This article is part of the series of controversies raised by the Ayahuasca Healing Retreats.
Ayahuasca Healing Retreats founder Trinity de Guzman shows a misunderstanding of the law when he tells an interview:
[Ayahuasca is] an uncontrolled substance. But DMT, which can be extracted from the plants, is a controlled Schedule 1 drug by the DEA. Ayahuasca itself is not a scheduled drug, but it’s legal in a religious and spiritual setting. So, simply stated, ayahuasca is legal if your intentions are sincerely religious. And it’s legal under a church. You have to be a member of a church which has that legal protection.

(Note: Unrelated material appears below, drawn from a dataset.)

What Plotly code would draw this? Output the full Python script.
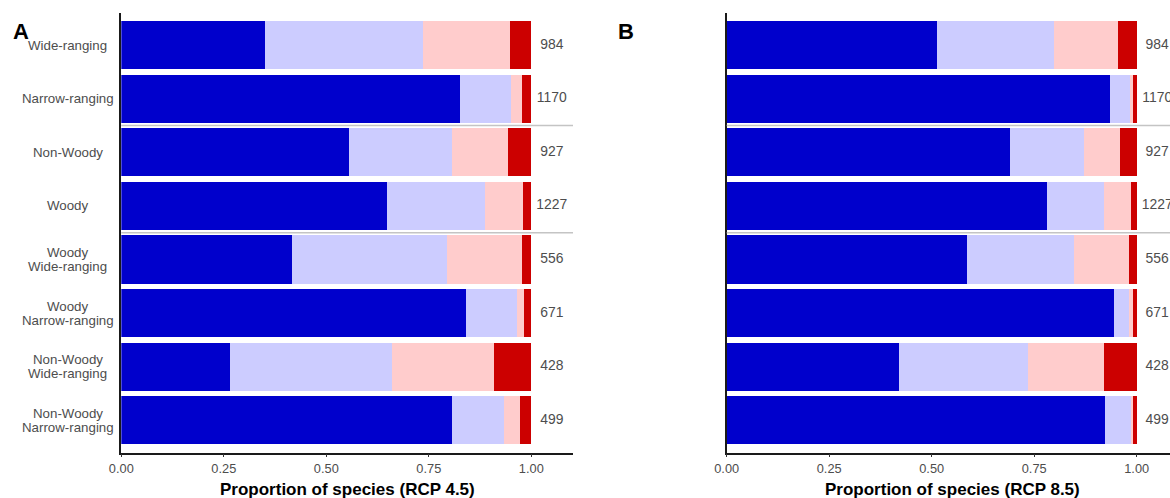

On the contrary, ayahuasca IS illegal in the United States; it is covered by the scheduling of DMT. The US Supreme Court, in the UDV decision, clarified that, in the US, ayahuasca (if it contains DMT) is included in the laws prohibiting DMT:
The 1971 United Nations Convention on Psychotropic Substances… signed by the United States and implemented by the Controlled Substances Act, calls on signatories to prohibit the use of hallucinogens, including DMT. …The Convention provides that “a preparation is subject to the same measures of control as the psychotropic substance which it contains,” and defines “preparation” as “any solution or mixture, in whatever physical state, containing one or more psychotropic substances.” Hoasca is a “solution or mixture” containing DMT; the fact that it is made by the simple process of brewing plants in water, as opposed to some more advanced method, does not change that. To the extent the commentary suggests plants themselves are not covered by the Convention, that is of no moment — the UDV seeks to import and use a tea brewed from plants, not the plants themselves, and the tea plainly qualifies as a “preparation” under the Convention.